— Begin RECORDED DATA —

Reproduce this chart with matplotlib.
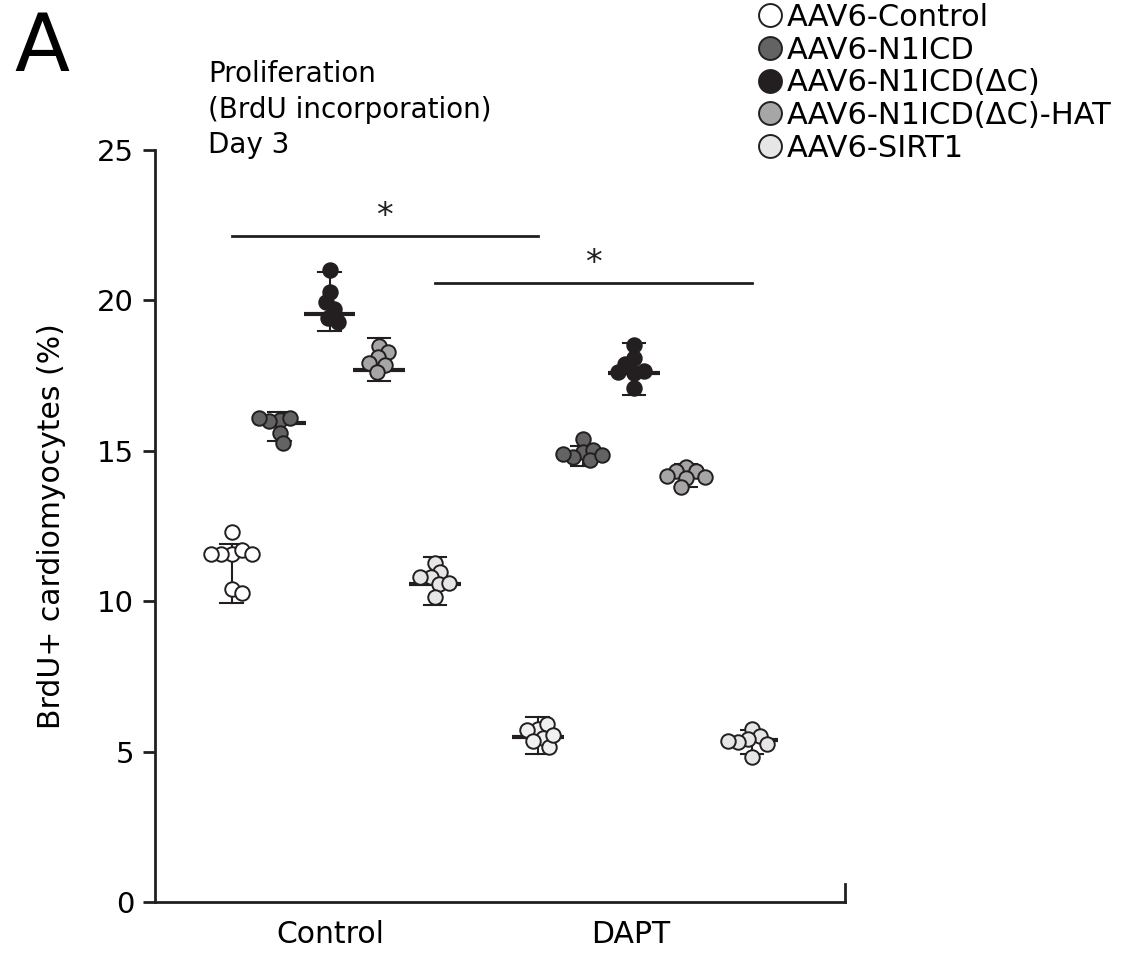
import numpy as np
import matplotlib
matplotlib.use("Agg")
import matplotlib.pyplot as plt
from matplotlib.lines import Line2D

plt.rcParams['font.family'] = ['DejaVu Sans']

# ---- data -------------------------------------------------------------
conditions = ["Control", "DAPT"]
groups = ["AAV6-Control", "AAV6-N1ICD", "AAV6-N1ICD(\u0394C)",
          "AAV6-N1ICD(\u0394C)-HAT", "AAV6-SIRT1"]

# BrdU+ cardiomyocytes (%) per animal
control_values = [
    [12.30, 11.57, 11.57, 11.70, 11.57, 11.57, 10.40, 10.27],
    [16.02, 16.09, 15.99, 16.09, 15.59, 15.26],
    [21.00, 20.28, 19.95, 19.71, 19.42, 19.28],
    [18.48, 18.28, 18.12, 17.85, 17.92, 17.62],
    [11.27, 10.97, 10.80, 10.80, 10.57, 10.60, 10.14],
]
dapt_values = [
    [5.75, 5.92, 5.72, 5.45, 5.35, 5.15, 5.55],
    [15.39, 14.96, 14.79, 15.03, 14.89, 14.69, 14.85],
    [18.52, 18.08, 17.89, 17.59, 17.65, 17.62, 17.09],
    [14.46, 14.33, 14.33, 14.13, 14.16, 14.10, 13.80],
    [5.75, 5.52, 5.42, 5.32, 5.25, 5.35, 4.82],
]

# summary line and error bar limits per group
control_center = [11.62, 15.93, 19.55, 17.69, 10.57]
control_err_low = [9.94, 15.33, 18.98, 17.32, 9.87]
control_err_high = [11.90, 16.29, 20.94, 18.75, 11.47]
dapt_center = [5.49, 14.90, 17.59, 14.16, 5.39]
dapt_err_low = [4.92, 14.50, 16.85, 13.80, 4.92]
dapt_err_high = [6.15, 15.16, 18.58, 14.56, 5.72]

y_ticks = [0, 5, 10, 15, 20, 25]

# ---- style --------------------------------------------------------------
group_fills = ["#ffffff", "#636363", "#231f20", "#a6a6a6", "#e6e6e6"]
dapt_fills = ["#f0f0f0", "#636363", "#231f20", "#a6a6a6", "#e6e6e6"]
edge = "#231f20"
group_offsets = {
    "Control": [-0.326, -0.166, 0.0, 0.163, 0.349],
    "DAPT": [-0.309, -0.160, 0.010, 0.183, 0.402],
}
marker_d_px = 14.5

W, H, DPI = 1130, 955, 100
fig = plt.figure(figsize=(W / DPI, H / DPI), dpi=DPI)
ax = fig.add_axes([155 / W, 53 / H, 690 / W, 752 / H])
ax.set_xlim(-0.581, 1.711)
ax.set_ylim(0, 25)

# pixel scale of the data axes, used for the swarm layout
p0 = ax.transData.transform((0, 0))
p1 = ax.transData.transform((1, 1))
px_x, px_y = p1[0] - p0[0], p1[1] - p0[1]


def swarm(vals, min_frac=0.72):
    placed, offs = [], []
    for i, v in enumerate(vals):
        y = v * px_y
        sides = (-1, 1) if i % 2 == 0 else (1, -1)
        found = None
        for k in range(0, 400):
            for s in ((0,) if k == 0 else sides):
                x = s * k * 0.5
                if all((x - a) ** 2 + (y - b) ** 2 >= (min_frac * marker_d_px) ** 2
                       for a, b in placed):
                    found = x
                    break
            if found is not None:
                break
        placed.append((found, y))
        offs.append(found / px_x)
    return np.array(offs)


ms = marker_d_px * 72 / DPI
line_half = 0.085
cap_half = 0.038

for ci, cond in enumerate(conditions):
    if cond == "Control":
        vals, cen, lo, hi, fills = (control_values, control_center,
                                    control_err_low, control_err_high, group_fills)
    else:
        vals, cen, lo, hi, fills = (dapt_values, dapt_center,
                                    dapt_err_low, dapt_err_high, dapt_fills)
    for gi in range(len(groups)):
        xc = ci + group_offsets[cond][gi]
        v = np.array(vals[gi])
        ax.plot(xc + swarm(v), v, linestyle="none", marker="o", ms=ms,
                mfc=fills[gi], mec=edge, mew=1.4, zorder=3)
        # error bar with caps
        ax.plot([xc, xc], [lo[gi], hi[gi]], color=edge, lw=1.5, zorder=2)
        for yv in (lo[gi], hi[gi]):
            ax.plot([xc - cap_half, xc + cap_half], [yv, yv], color=edge,
                    lw=1.5, zorder=2)
        ax.plot([xc - line_half, xc + line_half], [cen[gi], cen[gi]],
                color=edge, lw=3, zorder=2.5, solid_capstyle="butt")

# significance bars
sig = [(("Control", 0), ("DAPT", 0), 22.14),
       (("Control", 4), ("DAPT", 4), 20.58)]
for (c1, g1), (c2, g2), yb in sig:
    x1 = conditions.index(c1) + group_offsets[c1][g1]
    x2 = conditions.index(c2) + group_offsets[c2][g2]
    ax.plot([x1, x2], [yb, yb], color=edge, lw=2)
    ax.text((x1 + x2) / 2, yb + 0.1, "*", ha="center", va="bottom",
            fontsize=24, color=edge)

# axes styling
ax.spines["top"].set_visible(False)
ax.spines["right"].set_bounds(0, 0.6)
for s in ("left", "bottom", "right"):
    ax.spines[s].set_linewidth(2)
    ax.spines[s].set_color(edge)
ax.set_yticks(y_ticks)
ax.set_yticklabels([str(t) for t in y_ticks], fontsize=21)
ax.tick_params(axis="y", length=9, width=2, pad=6, color=edge)
ax.set_xticks([0, 1])
ax.set_xticklabels(conditions, fontsize=21.5)
ax.tick_params(axis="x", length=0, pad=13)
ax.set_ylabel("BrdU+ cardiomyocytes (%)", fontsize=21.5, labelpad=22)

fig.text(208 / W, 1 - 60 / H, "Proliferation\n(BrdU incorporation)\nDay 3",
         fontsize=20, ha="left", va="top", linespacing=1.35)
fig.text(14 / W, 1 - 10 / H, "A", fontsize=58, ha="left", va="top")

handles = [Line2D([], [], linestyle="none", marker="o", ms=16.5, mfc=c,
                  mec=edge, mew=1.4) for c in group_fills]
fig.legend(handles, groups, loc="upper left", bbox_to_anchor=(757 / W, 1 - 3 / H),
           frameon=False, fontsize=22, handlelength=0.85, handletextpad=0.12,
           labelspacing=0.12, borderpad=0.0, borderaxespad=0.0)

fig.savefig("out.png", dpi=DPI)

— End RECORDED DATA —

YOUR GOAL ▸ Identify every line where the string "with" appears.

RESPONSE TO THIS EXERCISE ▸
Reproduce this chart with matplotlib.
        # error bar with caps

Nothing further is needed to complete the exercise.